● What you have to do:
Write out, exactly as given, every line from the one holding "Write the matplotlib code for this chart." to the one holding "from matplotlib.patches import Rectangle", including both.
— start of Supplied records —
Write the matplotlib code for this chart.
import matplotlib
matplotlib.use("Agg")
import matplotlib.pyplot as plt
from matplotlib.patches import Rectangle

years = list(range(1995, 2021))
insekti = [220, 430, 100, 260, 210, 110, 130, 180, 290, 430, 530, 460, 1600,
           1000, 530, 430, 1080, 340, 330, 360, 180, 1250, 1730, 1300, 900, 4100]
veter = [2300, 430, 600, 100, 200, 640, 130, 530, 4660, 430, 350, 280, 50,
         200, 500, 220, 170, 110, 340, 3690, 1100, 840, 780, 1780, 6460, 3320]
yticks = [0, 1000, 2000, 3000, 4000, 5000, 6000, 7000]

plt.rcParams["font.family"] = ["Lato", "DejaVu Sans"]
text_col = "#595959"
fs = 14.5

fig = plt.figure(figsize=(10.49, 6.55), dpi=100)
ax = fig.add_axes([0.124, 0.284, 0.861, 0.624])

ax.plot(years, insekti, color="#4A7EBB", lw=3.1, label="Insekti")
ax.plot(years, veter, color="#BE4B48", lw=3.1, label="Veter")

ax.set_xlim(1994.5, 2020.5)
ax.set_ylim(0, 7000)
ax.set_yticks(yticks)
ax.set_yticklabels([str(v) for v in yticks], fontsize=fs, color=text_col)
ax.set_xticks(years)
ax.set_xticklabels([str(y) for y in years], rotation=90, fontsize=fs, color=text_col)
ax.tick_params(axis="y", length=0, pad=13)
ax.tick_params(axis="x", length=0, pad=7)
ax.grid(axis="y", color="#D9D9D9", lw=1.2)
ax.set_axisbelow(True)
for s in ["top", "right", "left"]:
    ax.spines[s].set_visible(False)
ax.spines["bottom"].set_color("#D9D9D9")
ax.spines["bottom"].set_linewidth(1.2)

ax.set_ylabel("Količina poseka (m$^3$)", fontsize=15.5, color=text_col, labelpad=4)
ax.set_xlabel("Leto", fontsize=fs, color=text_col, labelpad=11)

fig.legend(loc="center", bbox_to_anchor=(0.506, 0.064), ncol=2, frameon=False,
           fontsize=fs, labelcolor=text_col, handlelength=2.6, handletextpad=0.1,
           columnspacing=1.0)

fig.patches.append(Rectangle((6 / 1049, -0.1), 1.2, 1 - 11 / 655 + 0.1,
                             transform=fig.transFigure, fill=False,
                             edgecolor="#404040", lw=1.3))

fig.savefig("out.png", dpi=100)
— end of Supplied records —
— start of Supplied records —
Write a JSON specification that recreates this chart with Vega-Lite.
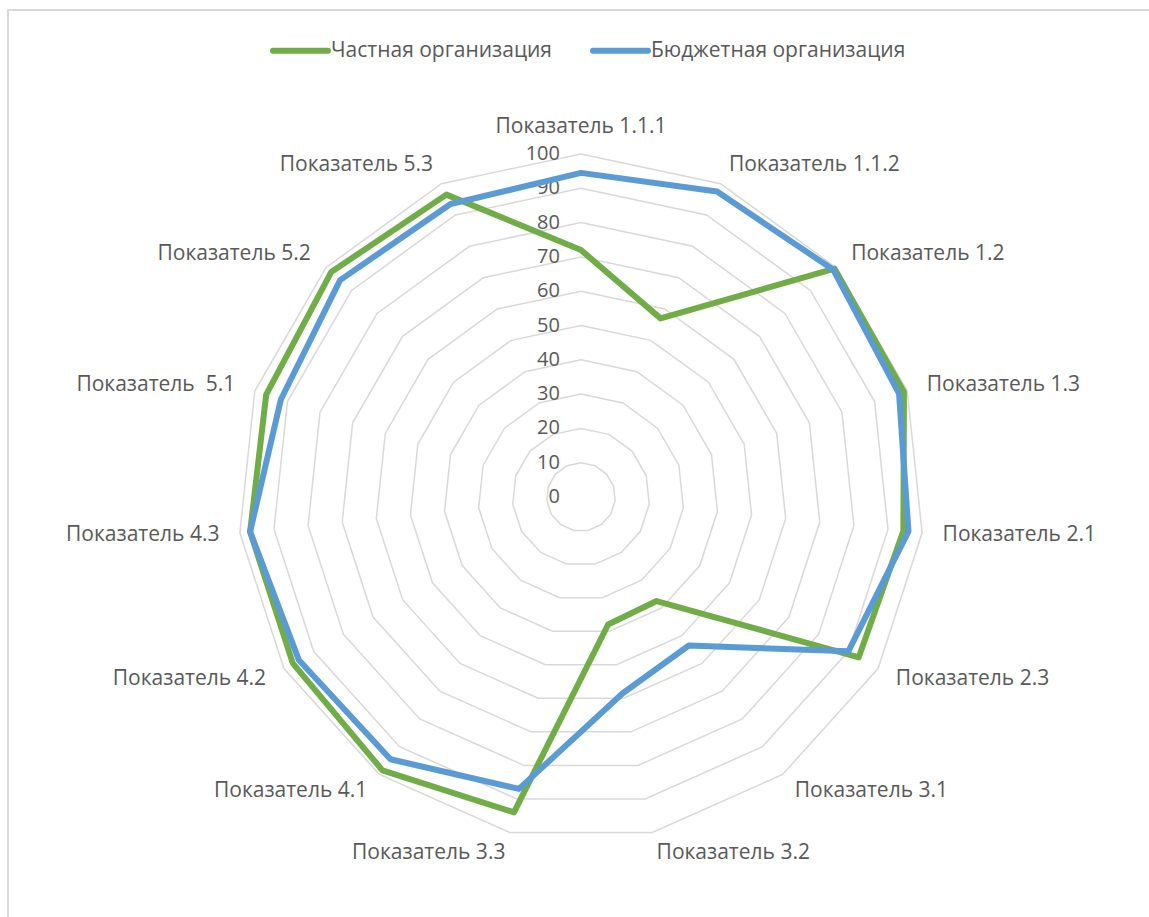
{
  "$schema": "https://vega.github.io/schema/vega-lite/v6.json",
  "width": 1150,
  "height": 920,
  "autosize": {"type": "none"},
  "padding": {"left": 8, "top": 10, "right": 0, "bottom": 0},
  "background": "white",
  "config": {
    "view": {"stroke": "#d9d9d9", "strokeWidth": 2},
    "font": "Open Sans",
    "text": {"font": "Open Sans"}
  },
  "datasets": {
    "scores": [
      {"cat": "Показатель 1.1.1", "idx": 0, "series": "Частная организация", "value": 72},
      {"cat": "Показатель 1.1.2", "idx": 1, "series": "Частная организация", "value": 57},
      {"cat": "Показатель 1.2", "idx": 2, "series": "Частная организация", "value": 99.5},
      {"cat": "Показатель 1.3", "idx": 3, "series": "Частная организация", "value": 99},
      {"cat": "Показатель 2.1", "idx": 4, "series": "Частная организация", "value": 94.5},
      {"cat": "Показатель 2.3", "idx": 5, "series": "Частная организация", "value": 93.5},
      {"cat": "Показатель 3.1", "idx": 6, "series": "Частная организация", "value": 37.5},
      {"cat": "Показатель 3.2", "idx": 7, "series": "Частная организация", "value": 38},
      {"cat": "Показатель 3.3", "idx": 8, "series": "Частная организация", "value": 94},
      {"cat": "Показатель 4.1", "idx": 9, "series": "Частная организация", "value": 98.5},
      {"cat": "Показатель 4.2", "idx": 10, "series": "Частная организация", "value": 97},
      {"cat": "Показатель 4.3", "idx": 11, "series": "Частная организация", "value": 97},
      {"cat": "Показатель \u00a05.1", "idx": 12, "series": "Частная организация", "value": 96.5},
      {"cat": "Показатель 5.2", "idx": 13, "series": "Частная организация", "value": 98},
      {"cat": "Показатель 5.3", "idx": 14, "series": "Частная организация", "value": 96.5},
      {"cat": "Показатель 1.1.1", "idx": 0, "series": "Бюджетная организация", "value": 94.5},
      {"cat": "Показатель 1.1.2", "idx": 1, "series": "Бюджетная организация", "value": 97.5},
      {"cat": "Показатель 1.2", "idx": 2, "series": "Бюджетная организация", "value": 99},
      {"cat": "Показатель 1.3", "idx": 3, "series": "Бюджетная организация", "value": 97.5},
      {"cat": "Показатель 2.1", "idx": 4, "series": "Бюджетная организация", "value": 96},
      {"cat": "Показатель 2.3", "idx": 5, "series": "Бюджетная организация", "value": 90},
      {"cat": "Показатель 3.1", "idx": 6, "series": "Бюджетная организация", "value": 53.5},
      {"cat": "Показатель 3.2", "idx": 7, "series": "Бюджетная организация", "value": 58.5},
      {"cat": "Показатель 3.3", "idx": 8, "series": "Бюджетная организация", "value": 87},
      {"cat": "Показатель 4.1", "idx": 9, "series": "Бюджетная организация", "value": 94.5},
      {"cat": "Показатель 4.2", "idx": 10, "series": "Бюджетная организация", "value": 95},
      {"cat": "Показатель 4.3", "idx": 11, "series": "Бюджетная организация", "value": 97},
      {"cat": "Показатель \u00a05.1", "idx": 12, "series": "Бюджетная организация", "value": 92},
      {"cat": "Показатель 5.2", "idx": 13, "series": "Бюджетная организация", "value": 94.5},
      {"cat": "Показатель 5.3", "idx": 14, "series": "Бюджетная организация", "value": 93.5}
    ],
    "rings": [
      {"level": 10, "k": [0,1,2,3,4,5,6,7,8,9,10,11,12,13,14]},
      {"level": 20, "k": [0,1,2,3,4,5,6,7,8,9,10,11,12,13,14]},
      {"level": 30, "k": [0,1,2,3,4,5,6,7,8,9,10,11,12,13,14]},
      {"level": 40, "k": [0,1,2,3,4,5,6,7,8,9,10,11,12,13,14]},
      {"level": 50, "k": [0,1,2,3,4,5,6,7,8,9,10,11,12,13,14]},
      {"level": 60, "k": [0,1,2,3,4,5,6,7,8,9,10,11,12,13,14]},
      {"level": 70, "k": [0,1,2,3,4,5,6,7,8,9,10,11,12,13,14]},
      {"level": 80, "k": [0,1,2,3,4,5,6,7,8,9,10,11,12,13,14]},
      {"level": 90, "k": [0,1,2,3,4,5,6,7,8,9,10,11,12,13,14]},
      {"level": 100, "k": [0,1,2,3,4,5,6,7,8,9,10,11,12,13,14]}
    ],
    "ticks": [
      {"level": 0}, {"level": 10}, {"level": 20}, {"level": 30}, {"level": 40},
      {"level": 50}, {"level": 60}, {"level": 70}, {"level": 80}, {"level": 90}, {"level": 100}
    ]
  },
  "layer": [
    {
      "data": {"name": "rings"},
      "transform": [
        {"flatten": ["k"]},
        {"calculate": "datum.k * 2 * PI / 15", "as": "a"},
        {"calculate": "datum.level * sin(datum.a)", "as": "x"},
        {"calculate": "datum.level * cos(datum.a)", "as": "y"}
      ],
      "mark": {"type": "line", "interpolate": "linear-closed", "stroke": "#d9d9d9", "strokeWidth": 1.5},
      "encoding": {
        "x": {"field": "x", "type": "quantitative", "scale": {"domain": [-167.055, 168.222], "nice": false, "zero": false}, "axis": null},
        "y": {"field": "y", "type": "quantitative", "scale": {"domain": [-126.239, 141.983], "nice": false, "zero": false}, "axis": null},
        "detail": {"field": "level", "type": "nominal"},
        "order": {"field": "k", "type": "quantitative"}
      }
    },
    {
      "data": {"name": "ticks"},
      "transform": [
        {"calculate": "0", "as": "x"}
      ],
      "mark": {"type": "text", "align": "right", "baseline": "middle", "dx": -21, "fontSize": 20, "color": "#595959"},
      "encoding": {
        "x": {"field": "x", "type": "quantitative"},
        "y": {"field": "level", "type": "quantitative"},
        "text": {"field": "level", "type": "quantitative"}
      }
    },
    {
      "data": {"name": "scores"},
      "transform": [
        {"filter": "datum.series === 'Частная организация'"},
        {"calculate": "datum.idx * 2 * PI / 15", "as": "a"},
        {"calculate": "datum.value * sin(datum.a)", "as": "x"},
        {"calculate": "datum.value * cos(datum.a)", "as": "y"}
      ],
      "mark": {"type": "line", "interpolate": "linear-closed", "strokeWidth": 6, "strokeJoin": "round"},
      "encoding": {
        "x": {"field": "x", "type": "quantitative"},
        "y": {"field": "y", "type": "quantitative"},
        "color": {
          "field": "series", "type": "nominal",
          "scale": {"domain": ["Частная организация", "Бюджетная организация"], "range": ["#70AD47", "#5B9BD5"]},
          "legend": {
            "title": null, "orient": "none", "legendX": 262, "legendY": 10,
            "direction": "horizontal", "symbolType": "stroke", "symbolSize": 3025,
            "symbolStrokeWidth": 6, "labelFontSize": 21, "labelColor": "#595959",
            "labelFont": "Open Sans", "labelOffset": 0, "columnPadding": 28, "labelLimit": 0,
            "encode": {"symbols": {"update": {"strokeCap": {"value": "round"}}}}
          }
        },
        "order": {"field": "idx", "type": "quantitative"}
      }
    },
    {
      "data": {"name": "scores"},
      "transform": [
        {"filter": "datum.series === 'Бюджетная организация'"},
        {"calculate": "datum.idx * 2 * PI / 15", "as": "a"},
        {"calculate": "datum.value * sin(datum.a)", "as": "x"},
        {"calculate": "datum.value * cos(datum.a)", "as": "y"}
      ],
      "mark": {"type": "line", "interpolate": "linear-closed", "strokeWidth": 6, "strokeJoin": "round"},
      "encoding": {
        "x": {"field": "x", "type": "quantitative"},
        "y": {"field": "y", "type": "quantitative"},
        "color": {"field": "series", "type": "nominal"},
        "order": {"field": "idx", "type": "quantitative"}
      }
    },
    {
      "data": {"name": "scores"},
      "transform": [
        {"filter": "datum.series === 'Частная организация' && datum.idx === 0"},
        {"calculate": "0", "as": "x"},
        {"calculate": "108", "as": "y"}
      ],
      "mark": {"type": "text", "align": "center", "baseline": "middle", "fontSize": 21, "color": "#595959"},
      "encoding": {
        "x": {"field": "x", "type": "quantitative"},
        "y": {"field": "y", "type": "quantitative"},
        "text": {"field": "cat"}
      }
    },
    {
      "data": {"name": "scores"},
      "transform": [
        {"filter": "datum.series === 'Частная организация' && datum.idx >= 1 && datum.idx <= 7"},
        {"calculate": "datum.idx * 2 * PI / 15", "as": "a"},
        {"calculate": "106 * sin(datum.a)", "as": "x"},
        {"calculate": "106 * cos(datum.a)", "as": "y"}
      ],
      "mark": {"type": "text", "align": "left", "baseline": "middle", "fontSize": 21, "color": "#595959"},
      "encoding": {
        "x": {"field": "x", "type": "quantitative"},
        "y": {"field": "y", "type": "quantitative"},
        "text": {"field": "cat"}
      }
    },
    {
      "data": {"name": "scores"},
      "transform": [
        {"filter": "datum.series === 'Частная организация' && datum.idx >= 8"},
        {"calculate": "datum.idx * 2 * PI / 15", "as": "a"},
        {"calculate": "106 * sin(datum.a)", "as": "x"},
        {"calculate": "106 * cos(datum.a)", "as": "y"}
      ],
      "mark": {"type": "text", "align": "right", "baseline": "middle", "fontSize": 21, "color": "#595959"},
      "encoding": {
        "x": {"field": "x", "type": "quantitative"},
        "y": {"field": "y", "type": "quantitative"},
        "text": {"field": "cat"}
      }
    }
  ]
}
— end of Supplied records —
● Written solution:
Write the matplotlib code for this chart.
import matplotlib
matplotlib.use("Agg")
import matplotlib.pyplot as plt
from matplotlib.patches import Rectangle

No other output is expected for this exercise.